Eh, probably. I would think, though, that this would defeat the entire purpose of establishing a smokefree apartment complex. I mean, I could advertise my apartment complex as “by this time next year, there will be no smoking allowed on these premises; until then, some people can and some people can’t,” but I’m not sure that really buys me anything until whenever the last lease before the ban was created expires. Certainly I have nothing against doing this, but it seems a little silly somehow.
Fortunately for all involved, I will probably never be in a position to have to worry about how I’m going to turn my apartment complex into a smokeless environment.
There are a lot of variables–whether your area is a renters’ market or a landlords’ market, for one–but some apartments offer leases as short as six or nine months. The smokers in the building will have until their lease expires, presumably within that six-or-nine month period that a new leassee would have the option to sign to quit smoking or move.
My mother and I both live in nice buildings, not tarpaper shacks! In fact, I hope to move into her garden-apt. complex someday soon. Hers was built c1970; fairly good construction (well, for the '70s). But she can smell the cooking and smoking odors of her downstairs neighbor. I live in a very sturdily-built house from the 1820s, and when I had smokers living below me, I could smell it, too.

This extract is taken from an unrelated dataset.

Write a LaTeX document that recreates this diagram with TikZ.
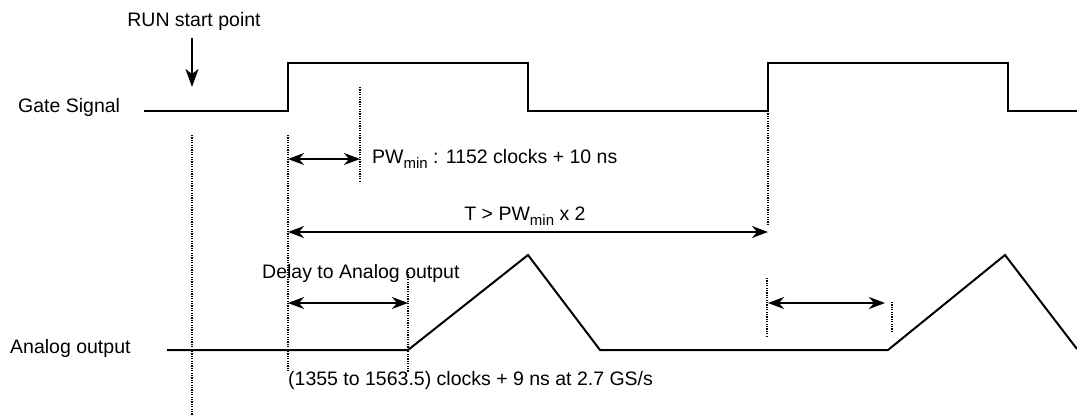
\documentclass[tikz,border=0pt]{standalone}
\usepackage{fontspec}
\setmainfont{Liberation Sans}
\usetikzlibrary{arrows.meta}
\newcommand{\subm}[1]{\raisebox{-0.5ex}{\fontsize{15}{16}\selectfont #1}}
\begin{document}
\begin{tikzpicture}[x=1pt,y=-1pt,
  lbl/.style={inner sep=0pt,font=\fontsize{19.5}{21}\selectfont},
  wave/.style={line width=2pt,line join=miter},
  guide/.style={line width=1.3pt,dash pattern=on 1.2pt off 1.2pt},
  dim/.style={line width=2pt,{Stealth[length=16pt,width=12pt,inset=5pt]}-{Stealth[length=16pt,width=12pt,inset=5pt]}},
  pointer/.style={line width=2pt,-{Stealth[length=18pt,width=13pt,inset=5pt]}}]
\useasboundingbox (0,0) rectangle (1077,415);
\fill[white] (0,0) rectangle (1077,415);
% labels
\node[lbl,anchor=base] (run) at (194,27) {RUN start point};
\node[lbl,anchor=base west] (gate) at (18,112) {Gate Signal};
\node[lbl,anchor=base west] (pw) at (372,163) {PW\subm{min} : 1152 clocks + 10 ns};
\node[lbl,anchor=base] (tlbl) at (525,220) {T > PW\subm{min} x 2};
\node[lbl,anchor=base west] (delay) at (262,278) {Delay to Analog output};
\node[lbl,anchor=base west] (analog) at (10,353) {Analog output};
\node[lbl,anchor=base west] (clk) at (288,385) {(1355 to 1563.5) clocks + 9 ns at 2.7 GS/s};
% gate waveform points
\coordinate (g0) at (144,111);
\coordinate (g1) at (288,111);
\coordinate (g2) at (288,63);
\coordinate (g3) at (528,63);
\coordinate (g4) at (528,111);
\coordinate (g5) at (768,111);
\coordinate (g6) at (768,63);
\coordinate (g7) at (1008,63);
\coordinate (g8) at (1008,111);
\coordinate (g9) at (1077,111);
\draw[wave] (g0)--(g1)--(g2)--(g3)--(g4)--(g5)--(g6)--(g7)--(g8)--(g9);
% analog waveform points
\coordinate (a0) at (167,350);
\coordinate (a1) at (408,350);
\coordinate (a2) at (528,255);
\coordinate (a3) at (600,350);
\coordinate (a4) at (888,350);
\coordinate (a5) at (1005,255);
\coordinate (a6) at (1077,349);
\draw[wave] (a0)--(a1)--(a2)--(a3)--(a4)--(a5)--(a6);
% run arrow
\coordinate (r0) at (192,38);
\coordinate (r1) at (192,87);
\draw[pointer] (r0)--(r1);
% guides
\coordinate (d1t) at (192,135); \coordinate (d1b) at (192,415);
\coordinate (d2t) at (288,135); \coordinate (d2b) at (288,372);
\coordinate (d3t) at (360,87);  \coordinate (d3b) at (360,181);
\coordinate (d4b) at (768,224);
\coordinate (d5t) at (408,272); \coordinate (d5b) at (408,372);
\coordinate (d6t) at (767,278); \coordinate (d6b) at (767,337);
\coordinate (d7t) at (892,302); \coordinate (d7b) at (892,333);
\draw[guide] (d1t)--(d1b);
\draw[guide] (d2t)--(d2b);
\draw[guide] (d3t)--(d3b);
\draw[guide] (g5)--(d4b);
\draw[guide] (d5t)--(d5b);
\draw[guide] (d6t)--(d6b);
\draw[guide] (d7t)--(d7b);
% dimension arrows
\coordinate (p0) at (288,159); \coordinate (p1) at (360,159);
\coordinate (t0) at (288,232); \coordinate (t1) at (768,232);
\coordinate (q0) at (288,303); \coordinate (q1) at (408,303);
\coordinate (s0) at (768,303); \coordinate (s1) at (885,303);
\draw[dim] (p0)--(p1);
\draw[dim] (t0)--(t1);
\draw[dim] (q0)--(q1);
\draw[dim] (s0)--(s1);
\end{tikzpicture}
\end{document}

No, she hasn’t complained to the landlord or to her downstairs neighbor: what would she say, “Don’t let Gerry smoke in his own apartment?” She certainly realizes the foolishness of that. So she just deals as well as she can with the situation and hopes a nonsmoker moves in after Gerry.
Her complex, by the way, used to designate several buildings as “no children,” but that fell by the wayside in the past few years.
" . . . and the Clinton affair was only a quest for justice, right?"
Eve, regardless of “how nice” your or your mother’s apartment is, you shouldn’t have to inhale your neighbor’s smoke. I hope that you can somehow resolve the problem.
It’s silly that everyone keeps saying “must be a crappy apratment.” That’s beyond the point, as this isn’t a socioeconomic issue.